You escape in a spacecraft only to get lost in the vast universe with a broken ship.
Before you can freely explore space, you have to complete the required quests to fix your ship.
This means beaming down to the planet you stumbled upon, and finding the pieces to repair your ship. While wandering the planet, you also learn that you have a greater purpose—you must collect six keys to seal away the power that destroyed Earth.
Once your repair your ship, you can opt to complete the quests that go along with the main storyline, or you can explore different galaxies, build colonies, customize your ship, and complete side quests for NPCs.

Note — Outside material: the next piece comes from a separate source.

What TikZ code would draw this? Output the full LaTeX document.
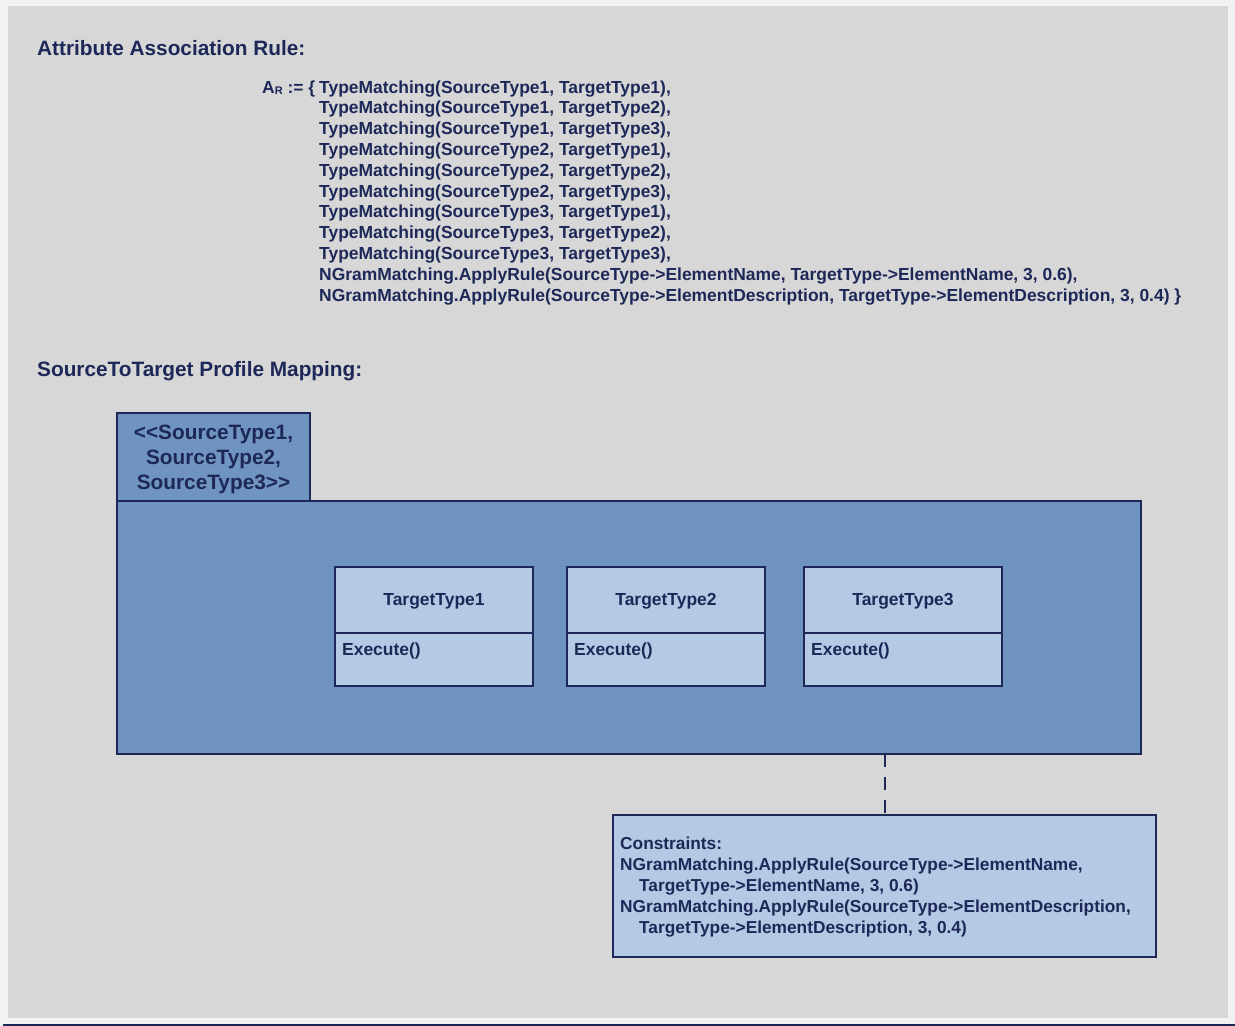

Starbound‘s character creation is a bit more in-depth than Terraria‘s. You can choose to play as a member of one of six alien races, or you can play as a human. Starbound also gives you the option to change your character’s hairstyle, hair color, skin color, and clothing color.
Starbound‘s combat system is a bit hard to get used to. You’ll start the game with a weak, broken sword that’ll basically make you want to quit the game.
You can’t swing swords in Starbound the same way you do in Terraria. The awkward, stiff sword movement makes it difficult to hit enemies, which is a huge turnoff at the start of the game. But there are plenty of other weapons in the game besides swords.
Hammers and axes are powerful, but take a while to charge up. Spears are probably one of the most ideal melee weapons, as they’re long, maneuverable, and can quickly jab enemies.
If you’re not a fan of melee weapons, Starbound also has a selection of bows and guns. Like Terraria, you can find weapons by looting chests or crafting them.
In Starbound, you can wield one or two-handed weapons. The one-handed weapons leave room for you to double up on another ranged or melee weapon, which can double your damage output.
Even though Starbound gives you the option of using a pickaxe or drill, the Matter Manipulator is still the most effective mining tool. You receive the Matter Manipulator at the beginning of the game, and it gives you the ability to “suck up” materials.
You’ll mine slowly at first, but you’ll collect modules as you play, which allows you to upgrade the tool’s range and mining speed.
Crafting and Building
As you build different crafting tables, you’ll unlock the ability to craft more objects.
Armor, weapons, potions, blocks, food, tools, and furniture are the main items that you’ll have to craft throughout your game.
Starbound‘s building process is a bit unconventional. By default, every block you place is a 4×4 block.
To place one single block, you have to hold down Shift. You can also make any normal block into a background block by selecting the material, and right-clicking.
Exploration and Survival
Starbound lets you travel to an endless amount of procedurally-generated planets with different biomes and difficulty levels. You get the freedom to explore Ocean, Desert, Forest, Mutated, Arctic, Midnight, Jungle planets, and more.
But before you can start zipping around the universe, you’ll need to collect the fuel you need to travel.
Starbound has a heavy focus on survival. In addition to protecting yourself from enemies, you also have to shield yourself from environmental elements. Not to mention that you have to gather food in order to avoid starving to death.
Terraria vs. Starbound: The Verdict
Starbound and Terraria are two very different games that share some of the same mechanics. It’s worth trying out both games to figure out which style of gameplay you prefer.